# How to paint plastic strip?



## juicy (May 2, 2015)

It's plastic but like a chrome colour, can u just sand finely and spray? 
Will paint whole grill bit probley so matches


----------



## 3gdean (Jun 18, 2011)

it is chrome plating
you will need an etch primer

will need sanding with p500 max, etch, prime, colour blah blah


----------



## juicy (May 2, 2015)

Whats ech primer?


----------



## 3gdean (Jun 18, 2011)

its basically an acid that bites into metal to allow other things to stick


----------



## juicy (May 2, 2015)

It's just plastic


----------



## 3gdean (Jun 18, 2011)

The chrome colour is chrome plating, unless you plan on sanding that until it is plastic and it will take you a long long time. Trust me, scuff it up and etch it.


----------



## ffrs1444 (Jun 7, 2008)

Just done my corsa D fog light things there like what your doing 
Light spray with basic primer
Fully spray with primer let dry fully 
Then spray your choice colour lightly 
Fully spray colour let dry 
Then nice coat of laquar


----------



## juicy (May 2, 2015)

Ok thanks lads al give it ago


----------



## supernova-dw (Apr 26, 2014)

Don't need any ethc primer or plastic primer!

Clean it well!
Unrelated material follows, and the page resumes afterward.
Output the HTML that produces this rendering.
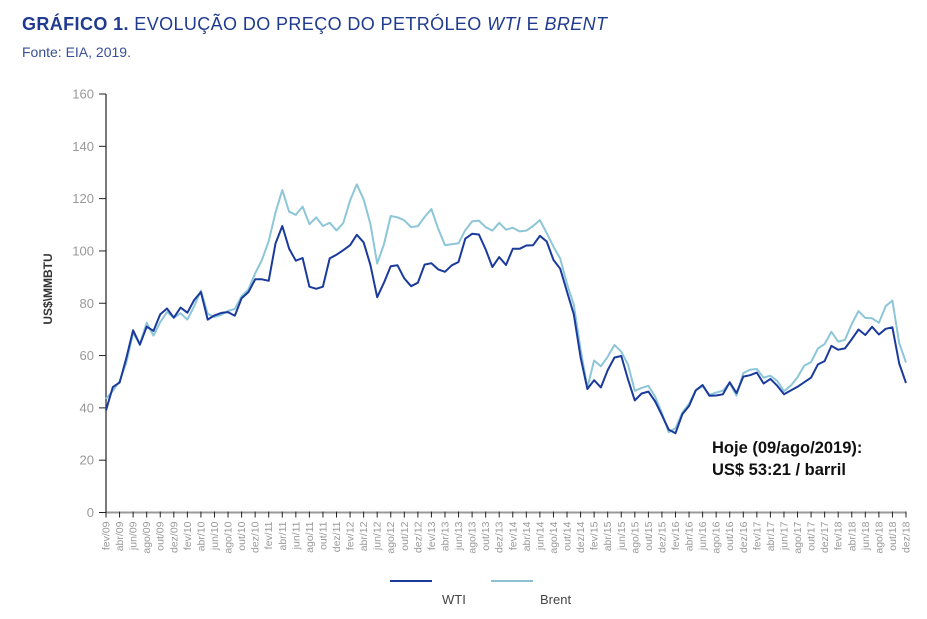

Sand it with scotch bright and paint! No point in over complicating things!


----------



## 3gdean (Jun 18, 2011)

.... advice was given for the record


----------



## juicy (May 2, 2015)

3gdean I can't find ech primer? Is this product name? Why can't I use normal 2k or celly primer?
Thanks


----------



## 3gdean (Jun 18, 2011)

http://www.ebay.co.uk/sch/i.html?_f...0.Xetch+primer.TRS0&_nkw=etch+primer&_sacat=0

http://www.phoenix-paints.co.uk/about-us/hints-tips/etch-primers.html


----------



## Scoobycarl (Aug 13, 2011)

Because acid etch primer bites into the metal coating on the plastic mate ! If it were just plastic you could sand and plastic prime it but it has a metal plate over the plastic so you need to etch it ! They sell it in halfords mate upol acid etch !


----------



## juicy (May 2, 2015)

Ok if I get litre of ech primer can I use it for general primer too? Metal and plastic?


----------



## Bero (Mar 9, 2008)

3gdean said:


> The chrome colour is chrome plating, unless you plan on sanding that until it is plastic and it will take you a long long time. Trust me, scuff it up and etch it.


I would say it's almost certainly not chrome plating, chroming is rather expensive and very nasty stuff. And increasingly difficult (aka more expensive) to do in Europe due to restrictions like the "Restriction of Hazardous Substances Directive".


----------



## 3gdean (Jun 18, 2011)

I think car manufacturers can afford it.

can everyone go scratch their car badges outside please, to see whether they have clear coat or are indeed plated. (not all but most)


----------



## Bero (Mar 9, 2008)

3gdean said:


> I think car manufacturers can afford it.
> 
> can everyone go scratch their car badges outside please, to see whether they have clear coat or are indeed plated. (not all but most)


It's not about 'affording it', it's about doing things more efficiently, being more competitive, increasing margins, selling cheaper or making more money. Not to mention environmental policies and potential danger to workers.

Justifiable expense on a Harley Davidson.....not so much on a small eurobox car.


----------



## 3gdean (Jun 18, 2011)

I understand all the implications of chrome plating, but thats just the way it is even on a euro box.


----------



## 3gdean (Jun 18, 2011)

juicy said:


> Ok if I get litre of ech primer can I use it for general primer too? Metal and plastic?


just get an aerosol can from halfrauds(500ml) lasts ages.

no, just a light coat does the trick.


----------



## Andy-P (Jun 1, 2014)

Halfords sell their own brand and also sell U-Pol etch primer (usually).


----------



## Scoobycarl (Aug 13, 2011)

I fitted two chrome look mouldings on a merc friday the bumpers were damaged and chrome look mouldings were cracked, when old mouldings were off you could pull the metal plate off leaving the plasic under it so it is metal coating maybe not chrome tho ?


----------



## juicy (May 2, 2015)

Not sure. It's just a vauxhall corsa and astra I'm doing. Pretty common car


----------



## Scoobycarl (Aug 13, 2011)

Probably the same mate I would guess ?


----------